"school factory" with workshops and classrooms
Cadix Nieuw Kempisch Dok (NKD) Campus
The new building block on the Kempisch Dok Westkaai replaces a derelict existing school building. The large new school is a compact volume with characteristic, repetitive, pitched roofs whose shapes refer to the repetitive roof structure of the CAD hangars facing the other side of the street. It consists of a total of six-storey front building approximately 16.4 m in depth and four slightly lower wings with three small courtyards in between.
location: | Cadixwijk, Antwerp |
design: | 2009-2017 |
construction: | from 2017 |
prize: | 1st prize, Open Oproep n.1726, competition phase in collaboration with Hildundk, Munich |
client: | Scholen Van Morgen / SO Antwerpen |
builder: | ABT Antwerpen |
advisor technical installations: | RCR Herent |
advisor design interior gardens: | Atelier Arne Deruyter |
photos: | Luuk Kramer |
The building has the character of a factory building with large open spaces. The image of the new building refers architecturally to the industrial history of the island. The new school building clearly refers to the material and colour use of the immediate surroundings: until recently, the architecture of the working-class houses of the port workers dominated the scene on the "Eilandje", with their characteristic colours of white and ochre and typical ornamentation of glazed bricks. For the new building, we propose similar yellow and white bricks, with accents and ornaments of glazed bricks in the same yellow and white tones.
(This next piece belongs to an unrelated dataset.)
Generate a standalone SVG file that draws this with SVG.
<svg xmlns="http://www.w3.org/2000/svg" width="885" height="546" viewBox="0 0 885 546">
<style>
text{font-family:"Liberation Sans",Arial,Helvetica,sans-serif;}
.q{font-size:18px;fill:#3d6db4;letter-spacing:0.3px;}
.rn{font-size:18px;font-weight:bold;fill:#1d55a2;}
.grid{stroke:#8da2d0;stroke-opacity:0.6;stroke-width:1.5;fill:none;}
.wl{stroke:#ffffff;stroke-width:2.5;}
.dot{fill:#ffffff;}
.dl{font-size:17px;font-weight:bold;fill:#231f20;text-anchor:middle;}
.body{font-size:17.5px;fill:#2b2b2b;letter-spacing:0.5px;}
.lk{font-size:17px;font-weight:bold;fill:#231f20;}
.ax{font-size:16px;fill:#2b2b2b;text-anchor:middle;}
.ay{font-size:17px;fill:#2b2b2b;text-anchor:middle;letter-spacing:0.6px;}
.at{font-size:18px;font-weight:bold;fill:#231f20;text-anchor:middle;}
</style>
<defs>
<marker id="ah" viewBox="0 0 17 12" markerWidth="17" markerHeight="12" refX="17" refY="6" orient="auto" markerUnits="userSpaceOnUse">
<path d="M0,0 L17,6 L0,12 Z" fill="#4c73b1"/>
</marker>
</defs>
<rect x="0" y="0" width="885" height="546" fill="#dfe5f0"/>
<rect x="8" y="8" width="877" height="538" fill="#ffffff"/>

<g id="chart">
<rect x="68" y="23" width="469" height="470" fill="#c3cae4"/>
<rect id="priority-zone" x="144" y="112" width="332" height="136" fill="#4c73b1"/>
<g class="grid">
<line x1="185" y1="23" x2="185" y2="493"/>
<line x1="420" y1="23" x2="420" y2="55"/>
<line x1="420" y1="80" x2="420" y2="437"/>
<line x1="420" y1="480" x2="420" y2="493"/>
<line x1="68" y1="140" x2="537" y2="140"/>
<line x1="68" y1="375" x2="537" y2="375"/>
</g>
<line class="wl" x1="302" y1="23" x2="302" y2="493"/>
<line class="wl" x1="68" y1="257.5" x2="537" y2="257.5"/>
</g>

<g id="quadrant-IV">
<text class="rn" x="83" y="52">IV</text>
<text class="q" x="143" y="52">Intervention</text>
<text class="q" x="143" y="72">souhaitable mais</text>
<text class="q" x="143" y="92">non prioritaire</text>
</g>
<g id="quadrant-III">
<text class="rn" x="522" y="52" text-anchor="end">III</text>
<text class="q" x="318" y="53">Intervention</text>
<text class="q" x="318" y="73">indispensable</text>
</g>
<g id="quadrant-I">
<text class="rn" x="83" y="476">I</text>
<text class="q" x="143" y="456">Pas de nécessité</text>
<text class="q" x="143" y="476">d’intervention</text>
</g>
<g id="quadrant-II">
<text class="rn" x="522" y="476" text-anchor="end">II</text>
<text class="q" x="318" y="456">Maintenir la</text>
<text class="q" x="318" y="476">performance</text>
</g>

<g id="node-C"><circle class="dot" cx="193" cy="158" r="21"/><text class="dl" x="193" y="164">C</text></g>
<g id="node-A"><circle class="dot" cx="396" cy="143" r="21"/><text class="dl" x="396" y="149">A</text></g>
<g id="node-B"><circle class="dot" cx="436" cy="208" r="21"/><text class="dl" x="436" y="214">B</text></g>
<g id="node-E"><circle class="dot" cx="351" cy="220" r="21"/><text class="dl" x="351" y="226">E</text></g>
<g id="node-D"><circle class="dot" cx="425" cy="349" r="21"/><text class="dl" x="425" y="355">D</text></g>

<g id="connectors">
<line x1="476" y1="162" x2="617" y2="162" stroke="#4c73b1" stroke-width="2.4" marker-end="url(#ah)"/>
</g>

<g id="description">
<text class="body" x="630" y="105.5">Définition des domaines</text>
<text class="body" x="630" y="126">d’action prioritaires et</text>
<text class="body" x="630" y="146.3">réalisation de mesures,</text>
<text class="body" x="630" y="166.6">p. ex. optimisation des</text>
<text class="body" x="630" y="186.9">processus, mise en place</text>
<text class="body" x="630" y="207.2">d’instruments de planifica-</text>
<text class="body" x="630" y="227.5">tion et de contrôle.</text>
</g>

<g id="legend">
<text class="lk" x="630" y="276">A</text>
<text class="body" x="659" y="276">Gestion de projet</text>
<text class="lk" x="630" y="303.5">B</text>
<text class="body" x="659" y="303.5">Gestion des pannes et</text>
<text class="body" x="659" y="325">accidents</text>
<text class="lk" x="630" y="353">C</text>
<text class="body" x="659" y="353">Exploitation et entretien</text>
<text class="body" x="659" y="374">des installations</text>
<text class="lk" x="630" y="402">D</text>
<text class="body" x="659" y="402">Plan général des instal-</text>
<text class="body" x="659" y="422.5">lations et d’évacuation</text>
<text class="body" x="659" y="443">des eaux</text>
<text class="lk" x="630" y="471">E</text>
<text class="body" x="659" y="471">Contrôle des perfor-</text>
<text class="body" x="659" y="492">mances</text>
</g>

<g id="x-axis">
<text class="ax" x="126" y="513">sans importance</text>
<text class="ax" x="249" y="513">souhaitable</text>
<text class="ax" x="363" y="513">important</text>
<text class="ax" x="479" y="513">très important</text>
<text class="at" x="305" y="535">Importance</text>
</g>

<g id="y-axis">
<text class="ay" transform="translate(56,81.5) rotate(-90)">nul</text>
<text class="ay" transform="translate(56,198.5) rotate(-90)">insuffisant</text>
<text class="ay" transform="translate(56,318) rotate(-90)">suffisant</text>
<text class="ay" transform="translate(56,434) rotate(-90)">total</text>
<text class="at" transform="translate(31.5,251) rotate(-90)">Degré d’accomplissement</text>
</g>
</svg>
The block consists of a plinth level, which is built on the ground floor and the first floor over the full depth of the plot. In this pedestal, the large, partly double-height practical premises of SL Technieken are housed. Practical areas are designed as open factories with two large voids. Due to the transparent character, these halls work with representative technical functions as a window to the city. The hall on the south side hosts woodworking machines; the hall on the north side machines for metalworking.
On the mezzanine practical rooms are located around the large voids that are in direct contact with the workshops on the ground floor. In addition, support functions such as welding cabins are provided. The position of the "incubator" centre next to the entrance hall acts as an internal window for the vocational training. From this, literally and figuratively, machines are controlled in the work halls.
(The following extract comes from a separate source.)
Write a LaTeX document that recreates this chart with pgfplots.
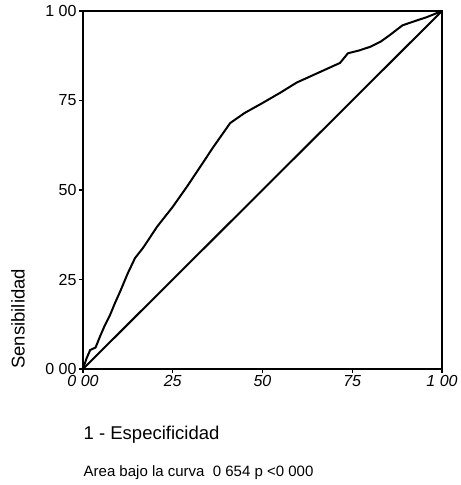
\documentclass[border=0pt]{standalone}
\usepackage{fontspec}
\setmainfont{Liberation Sans}
\usepackage{pgfplots}
\pgfplotsset{compat=1.18}
\begin{document}
\begin{tikzpicture}
\begin{axis}[
  scale only axis, width=359pt, height=358pt,
  xmin=0, xmax=1, ymin=0, ymax=1,
  xtick={0,0.25,0.5,0.75,1}, xticklabels={0 00,25,50,75,1 00},
  ytick={0,0.25,0.5,0.75,1}, yticklabels={0 00,25,50,75,1 00},
  tick align=outside, xtick pos=bottom, ytick pos=left,
  major tick length=4pt,
  tick style={line width=1.5pt,black},
  axis line style={line width=1.6pt},
  yticklabel style={font=\fontsize{16}{18}\selectfont, xshift=1pt},
  xticklabel style={font=\fontsize{16}{18}\selectfont\itshape, yshift=1pt},
  clip=false,
]
\addplot[black, line width=2pt] coordinates {
  (0,0) (0.01,0.03) (0.02,0.053) (0.035,0.06) (0.047,0.09) (0.06,0.12)
  (0.075,0.15) (0.089,0.184) (0.105,0.22) (0.125,0.268) (0.145,0.31)
  (0.167,0.338) (0.185,0.365) (0.206,0.397) (0.25,0.453) (0.29,0.51)
  (0.326,0.564) (0.363,0.62) (0.41,0.687) (0.45,0.715) (0.50,0.743)
  (0.55,0.772) (0.595,0.80) (0.65,0.825) (0.716,0.855) (0.738,0.882)
  (0.77,0.89) (0.80,0.90) (0.83,0.915) (0.855,0.933) (0.89,0.96)
  (0.925,0.972) (0.958,0.983) (1,1)
};
\addplot[black, line width=2pt] coordinates {(0,0) (1,1)};
\coordinate (sw) at (rel axis cs:0,0);
\coordinate (ne) at (rel axis cs:1,1);
\node[rotate=90, font=\fontsize{18.5}{21}\selectfont] at (axis description cs:-0.181,0.14) {Sensibilidad};
\node[anchor=west, font=\fontsize{18.5}{21}\selectfont] at (axis description cs:-0.008,-0.184) {1 - Especificidad};
\node[anchor=west, font=\fontsize{15}{17}\selectfont] at (axis description cs:-0.008,-0.29) {Area bajo la curva\ \ 0 654 p <0 000};
\end{axis}
\path (sw) ++(-83pt,-116pt) rectangle ([shift={(15pt,11pt)}]ne);
\end{tikzpicture}
\end{document}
The actual classroom structure has been placed on the upper floors, divided into 7 bays of approximately 15.6 m in width. For theory education, the school has uniform spaces on the second and third floors, used separately or in clusters. The floors with classrooms are spatially defined by a clear layout and a straightforward structure with generic premises. In particular, this includes an open character for the east side of the floors and the various courtyards where the lunch and drawing rooms are also situated.
In order to respond to future demands for less classroom education, the building has been developed as a flexible column structure.
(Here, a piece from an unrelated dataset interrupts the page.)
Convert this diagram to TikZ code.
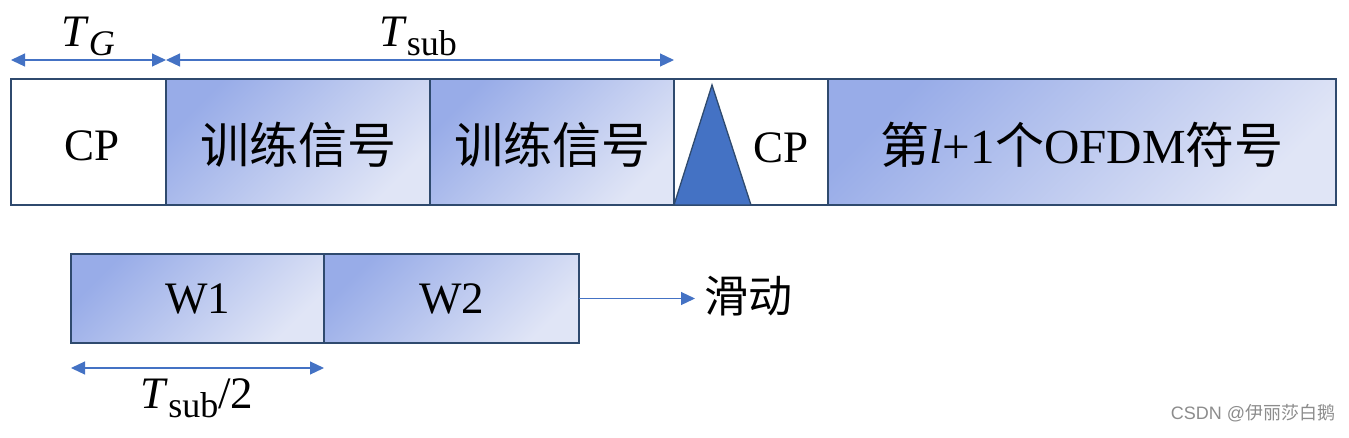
\documentclass[tikz,border=0pt]{standalone}
\usepackage{fontspec}
\setmainfont{Liberation Serif}
\newfontfamily\cjk{Noto Sans CJK SC}
\newfontfamily\wmfont{Liberation Sans}
\usetikzlibrary{arrows.meta}
\definecolor{edge}{RGB}{47,74,110}
\definecolor{gdark}{RGB}{152,172,232}
\definecolor{glight}{RGB}{224,229,246}
\definecolor{accent}{RGB}{68,114,196}
\tikzset{
  box/.style={draw=edge, line width=1.6pt, inner sep=0pt, outer sep=0pt, anchor=north west},
  gbox/.style={box, top color=gdark, bottom color=glight, shading angle=45},
  wbox/.style={box, fill=white},
  dim/.style={draw=accent, line width=1.2pt, {Triangle[length=14pt,width=13pt]}-{Triangle[length=14pt,width=13pt]}},
  sarrow/.style={draw=accent, line width=1.2pt, -{Triangle[length=14pt,width=13pt]}},
  lbl/.style={inner sep=0pt, font=\fontsize{45}{50}\selectfont},
  cjklbl/.style={inner sep=0pt, font=\fontsize{49}{53}\selectfont},
}
\newcommand{\Tsym}[1]{\textit{T}\raisebox{-0.2em}{\fontsize{36}{38}\selectfont #1}}
\begin{document}
\begin{tikzpicture}[x=1pt,y=-1pt]
\useasboundingbox (0,0) rectangle (1349,437);
% top row
\node[wbox, minimum width=155pt, minimum height=126pt] (cp1) at (11,79) {};
\node[gbox, minimum width=264pt, minimum height=126pt] (tr1) at (166,79) {};
\node[gbox, minimum width=244pt, minimum height=126pt] (tr2) at (430,79) {};
\node[wbox, minimum width=154pt, minimum height=126pt] (cp2) at (674,79) {};
\node[gbox, minimum width=508pt, minimum height=126pt] (sym) at (828,79) {};
\draw[draw=edge, line width=1.3pt, fill=accent] (cp2.south west) -- (712,85) -- (751,205) -- cycle;
\node[lbl] (cp1t) at (92,146) {CP};
\node[cjklbl] (tr1t) at (298,145) {\cjk 训练信号};
\node[cjklbl] (tr2t) at (552,145) {\cjk 训练信号};
\node[lbl] (cp2t) at (781,148) {CP};
\node[cjklbl] (symt) at (1082,145) {{\cjk 第}\textit{l}+1{\cjk 个}OFDM{\cjk 符号}};
% top dimension arrows
\coordinate (d0) at (11,60);
\coordinate (d1) at (166,60);
\coordinate (d2) at (674,60);
\draw[dim] (d0) -- (d1);
\draw[dim] (d1) -- (d2);
\node[lbl, anchor=base] (tg) at (88,46) {\Tsym{\textit{G}}};
\node[lbl, anchor=base] (tsub) at (418,46) {\Tsym{sub}};
% bottom row
\node[gbox, minimum width=253pt, minimum height=89pt] (w1) at (71,254) {};
\node[gbox, minimum width=255pt, minimum height=89pt] (w2) at (324,254) {};
\node[lbl] (w1t) at (w1.center) {W1};
\node[lbl] (w2t) at (w2.center) {W2};
\coordinate (sl) at (695,297);
\draw[sarrow] (w2.east) -- (w2.east -| sl);
\node[cjklbl, anchor=west, font=\cjk\fontsize{44}{48}\selectfont] (slide) at (704,296) {滑动};
\coordinate (h0) at (71,368);
\coordinate (h1) at (324,368);
\draw[dim] (h0) -- (h1);
\node[lbl, anchor=base] (half) at (197,408) {\Tsym{sub}/2};
% watermark
\node[inner sep=0pt, text=black!45, font=\fontsize{18}{20}\selectfont] (wm) at (1253,413) {\wmfont CSDN @\cjk 伊丽莎白鹅};
\end{tikzpicture}
\end{document}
As a result, the non-bearing partitions between the premises can be removed or moved, resulting in larger or smaller working spaces.
In consultation with the users, there is a distinction between single-function, specifically equipped science classrooms and generic classrooms. These large rooms are located at the ends of the building on the second and third floors.
The large rooms on the fourth and fifth floors are intended as studios for the SL Cadix practical arts program. The floors are - similar to the lower two floors - executed as double-height open halls with staircases and voids. They are designed as studios with an open and simultaneously homely, warm atmosphere. These rooms have a studio-like character, and are therefore an important addition to the school, whose other spaces are defined by the Van Averbeke classical building design.